Sans-papiers :
en finir avec le non-droit



 Point de vue signé par Catherine Tasca, sénatrice des Yvelines, paru dans le quotidien Libération daté du 7 septembre 2005


 
D'avril à août 2005, trois immeubles insalubres flambent et près de cinquante personnes dont de très nombreux enfants meurent dans cette épouvante. Chacun clame son indignation. 2 septembre 2005 : rentrée des classes, jour de sentiments mêlés, crainte du nouveau mais aussi plaisir de retrouver son école, fierté de grandir et d'entrer dans la communauté scolaire. C'est justement le jour qu'a choisi le gouvernement, se ralliant aux sommations de Nicolas Sarkozy, pour faire expulser les occupants sans titre de deux immeubles insalubres à Paris. L'intervention n'en est que plus révoltante.

Après toutes ces morts, la première réponse concrète des pouvoirs publics est l'expulsion. Les forces de police arrivent au petit matin, les familles se retrouvent à la rue, les petits écoliers voient voler en éclats leurs rêves de cartable et de crayons neufs. Du proche avenir, ils ne savent qu'une chose : la préfecture les recase dans un hôtel pour quinze jours. Et après ?

Aurions-nous perdu nos forces d'indignation ? Pouvons-nous nous taire ? Je le sais, nous ne rattraperons pas du jour au lendemain le formidable retard du logement social. Nous n'effacerons pas d'un trait de plume l'insalubrité installée dans certains quartiers depuis des décennies.

Mais il appartient aux autorités publiques, au premier rang l'Etat, accompagné par les collectivités locales, de prendre aujourd'hui des mesures d'urgence pour loger ces habitants en danger : réquisition ou expropriation des logements vides, mise à disposition de bâtiments publics inoccupés, ouverture de centres d'hébergement. Et, face au danger, il est indécent de prétendre traiter différemment ceux dont le séjour est régulier et les sans-papiers. C'est une mobilisation nationale qui s'impose pour les reloger.

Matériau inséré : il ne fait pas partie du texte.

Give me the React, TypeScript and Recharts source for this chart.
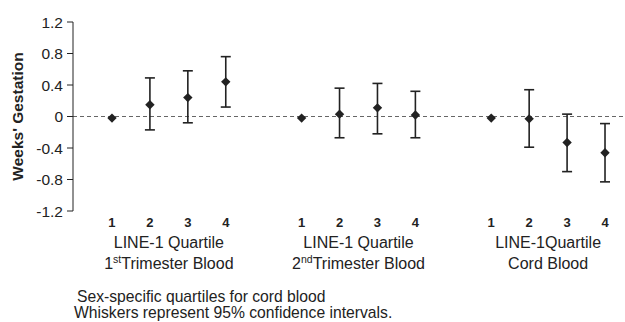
import React from "react";
import { ScatterChart, Scatter, XAxis, YAxis, ErrorBar, ReferenceLine } from "recharts";

// ---- data ----
const quartiles = ["1", "2", "3", "4"];
const groupLine1 = ["LINE-1 Quartile", "LINE-1 Quartile", "LINE-1Quartile"];
const groupOrdinal = ["1", "2", ""];
const groupSup = ["st", "nd", ""];
const groupLine2 = ["Trimester Blood", "Trimester Blood", "Cord Blood"];

const est1st = [-0.02, 0.15, 0.24, 0.44];
const low1st = [null, -0.17, -0.08, 0.12];
const up1st = [null, 0.49, 0.58, 0.76];

const est2nd = [-0.02, 0.03, 0.11, 0.02];
const low2nd = [null, -0.27, -0.22, -0.27];
const up2nd = [null, 0.36, 0.42, 0.32];

const estCord = [-0.02, -0.03, -0.33, -0.46];
const lowCord = [null, -0.39, -0.7, -0.83];
const upCord = [null, 0.34, 0.03, -0.09];

const yTicks = [-1.2, -0.8, -0.4, 0, 0.4, 0.8, 1.2];
const footnotes = [
  "Sex-specific quartiles for cord blood",
  "Whiskers represent 95% confidence intervals.",
];

const groups = [
  { est: est1st, low: low1st, up: up1st },
  { est: est2nd, low: low2nd, up: up2nd },
  { est: estCord, low: lowCord, up: upCord },
];

const GROUP_STEP = 5;
const data = groups.flatMap((g, gi) =>
  g.est.map((e, qi) => ({
    x: gi * GROUP_STEP + qi,
    y: e,
    q: quartiles[qi],
    err: g.low[qi] == null ? null : [e - (g.low[qi] as number), (g.up[qi] as number) - e],
  }))
);
const quartileTicks = data.map((d) => d.x);
const groupTicks = groups.map((_, gi) => gi * GROUP_STEP + 1.5);
const allTicks = [...quartileTicks, ...groupTicks].sort((a, b) => a - b);

const FONT = "'Liberation Sans', Arial, Helvetica, sans-serif";
const INK = "#222";
const X_DOMAIN: [number, number] = [-1.028, 13.527];

const Diamond = (props: any) => {
  const { cx, cy } = props;
  if (cx == null || cy == null) return null;
  const r = 4.7;
  return (
    <polygon
      points={`${cx},${cy - r} ${cx + r},${cy} ${cx},${cy + r} ${cx - r},${cy}`}
      fill={INK}
    />
  );
};

const XTick = (props: any) => {
  const { x, y, payload } = props;
  const gi = groupTicks.indexOf(payload.value);
  if (gi >= 0) {
    return (
      <g>
        <text x={x} y={y + 37} textAnchor="middle" fontFamily={FONT} fontSize={16} fill={INK}>
          {groupLine1[gi]}
        </text>
        <text x={x} y={y + 58} textAnchor="middle" fontFamily={FONT} fontSize={16} fill={INK}>
          {groupOrdinal[gi]}
          {groupSup[gi] ? (
            <tspan fontSize={10.5} dy={-6}>
              {groupSup[gi]}
            </tspan>
          ) : null}
          {groupSup[gi] ? <tspan dy={6}>{groupLine2[gi]}</tspan> : groupLine2[gi]}
        </text>
      </g>
    );
  }
  const d = data.find((p) => p.x === payload.value);
  return (
    <text x={x} y={y + 16} textAnchor="middle" fontFamily={FONT} fontSize={13} fontWeight="bold" fill={INK}>
      {d ? d.q : ""}
    </text>
  );
};

const YLabel = (props: any) => {
  const vb = props.viewBox || {};
  const cx = (vb.x ?? 0) + 17.5;
  const cy = (vb.y ?? 0) + (vb.height ?? 0) / 2;
  return (
    <text
      x={cx}
      y={cy}
      transform={`rotate(-90, ${cx}, ${cy})`}
      textAnchor="middle"
      dominantBaseline="central"
      fontFamily={FONT}
      fontSize={15.5}
      fontWeight="bold"
      fill={INK}
    >
      Weeks' Gestation
    </text>
  );
};

export default function App() {
  return (
    <div style={{ position: "absolute", left: 0, top: 0, width: 625, height: 322, background: "#fff" }}>
      <ScatterChart width={625} height={322} margin={{ top: 22, right: 0, bottom: 31, left: 0 }}>
        <XAxis
          dataKey="x"
          type="number"
          domain={X_DOMAIN}
          ticks={allTicks}
          interval={0}
          axisLine={false}
          tickLine={false}
          tickSize={0}
          tickMargin={0}
          height={80}
          tick={<XTick />}
        />
        <YAxis
          dataKey="y"
          type="number"
          domain={[-1.2, 1.2]}
          ticks={yTicks}
          interval={0}
          allowDataOverflow
          width={73}
          tickSize={6}
          tickMargin={4}
          axisLine={{ stroke: INK, strokeWidth: 1 }}
          tickLine={{ stroke: INK, strokeWidth: 1 }}
          tick={{ fontFamily: FONT, fontSize: 15.5, fill: INK }}
          tickFormatter={(v: number) => (v === 0 ? "0" : v.toFixed(1))}
          label={{ content: <YLabel /> }}
        />
        <ReferenceLine y={0} stroke="#666" strokeWidth={1.2} strokeDasharray="4 3" />
        <Scatter data={data} dataKey="y" shape={<Diamond />} isAnimationActive={false}>
          <ErrorBar dataKey="err" direction="y" width={5} stroke={INK} strokeWidth={1.6} isAnimationActive={false} />
        </Scatter>
      </ScatterChart>
      {footnotes.map((t, i) => (
        <div
          key={i}
          style={{
            position: "absolute",
            left: i === 0 ? 77 : 74,
            top: 289 + i * 15.5,
            fontFamily: FONT,
            fontSize: 15.7,
            lineHeight: "15px",
            color: INK,
            whiteSpace: "nowrap",
          }}
        >
          {t}
        </div>
      ))}
    </div>
  );
}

Mais la deuxième urgence, en amont de tous ces drames, c'est de trancher le problème de l'incroyable situation des sans-papiers. Un pays comme le nôtre ne peut plus longtemps se fermer les yeux sur l'injustice profonde, l'absurdité et le danger de la présence de nombreux étrangers sur notre territoire maintenus dans un vide juridique sidéral. La patrie des droits de l'homme ne peut s'accommoder de ce non-droit absolu dans laquelle notre législation les enferme.

Aujourd'hui, quand on réfléchit politique d'immigration, on cherche surtout à contrôler les flux. On voudrait qu'ils soient concertés, maîtrisés, etc. Mais les réponses diverses (quotas par exemple) ne traitent que des entrées futures. Quid de tous ceux qui vivent chez nous dans une parfaite illégalité, parfois depuis des années ? Ils sont ainsi des proies faciles pour loueurs et employeurs « indélicats ». Et leurs enfants, assis sur les bancs de notre école républicaine, grandissent sous l'épée de Damoclès de l'expulsion du territoire.

Il y a donc urgence à créer pour tous ceux-là un nouveau titre de séjour de durée limitée mais renouvelable si l'intégration se confirme, comme a su le faire l'Espagne de Zapatero. Un titre de séjour qui leur permette de trouver travail et logement et de récupérer une identité en plein jour. On connaît les hostilités à toute forme de régularisation en nombre.

Pourtant, si nous n'apportons pas rapidement une réponse à ces situations, qui réinstalle ces populations dans le droit, nous resterons spectateurs et complices des drames comme ceux de l'hôtel Paris-Opéra, du boulevard Vincent-Auriol et de la rue du Roi-Doré.